I am reminded of the dream of an Indian poet KANNIYAN POONGUNDRANAR who articulated in 3,000 years back in Tamil classic “PURANANOORU”
He says you’re the “”Yathum oorae yavarum Kaeleer” ” which means I am a world citizen every citizen is my own kith and kin.
He said three thousand years back.
As we say in India:
Where there is righteousness in the heart, where there is righteousness in the heart, there is beauty in the character.
When there is beauty in the character, there is harmony in the home.
When there is harmony in the home there is harmony, there is an order in the nation.
When there is an order in the nation there is peace in the world.”
The property left behind by Dr A P J Abdul Kalam was as below
- He owned 6 pants (2 DRDO uniforms)
- 4 shirts (2 DRDO uniforms)
- 3 suits (1 western, 2 Indian)
- 2500 books
- 1 flat (which he has donated)
- 1 Padmashri
- 1 Padmabhushan
- 1 Bharat Ratna
- 16 doctorates
- 1 website
- 1 twitter account
- 1 email id
He didn’t have any TV, AC, car, jewellery, shares, land or bank balance. He had even donated the last 8 years’ pension towards the development of his village. This shows his simple life.
Quote from The Hindu
Kalam had advised current DRDO chief to work on reusable missiles
Just a month before his demise, former President APJ Abdul Kalam had advised DRDO chief Satheesh Reddy to work on reusable missiles system that can deliver a payload and launch it, come back and take another payload.
Mr. Reddy was then the Scientific Adviser to the Defence Minister.
“After I became the scientific adviser, I met him [Kalam] at his residence just a month before his demise. He came up with the idea of reusable missile, delivering a payload, coming back, then take another payload and launch it… ‘Work on this type of system’, he told me,” Mr. Reddy recalled.
The meeting was held at the library.
“That is the vision he had,” Mr. Reddy added.

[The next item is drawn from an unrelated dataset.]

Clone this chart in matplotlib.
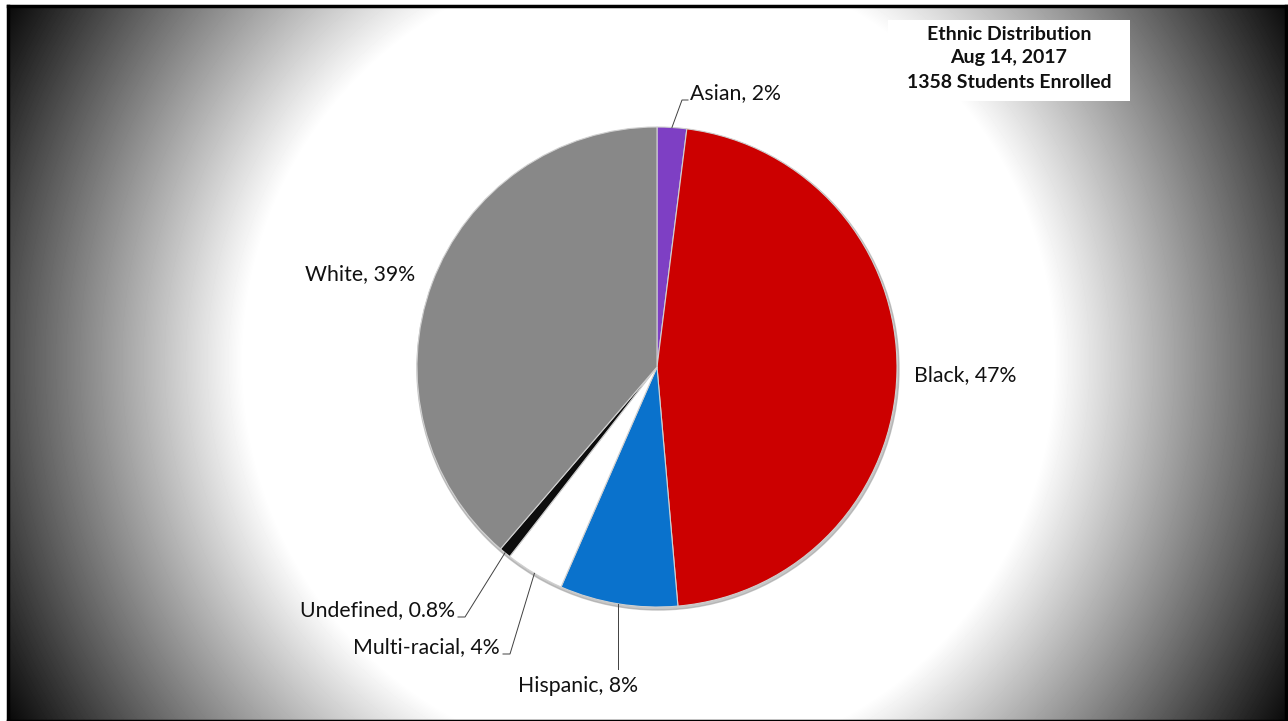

Reusable rockets are currently becoming popular. With its Falcon 9, Elon Musk’s Space X is also looking at capitalising on this technology. The Indian Space Research Organisation (ISRO) successfully flight tested Reusable Launch Vehicle-Technology Demonstrator (RLV-TD).
Credits: The Hindu
Abdul Kalam Success Rules and his simple and humble life is a lesson for others to live simple and live life to the fullest.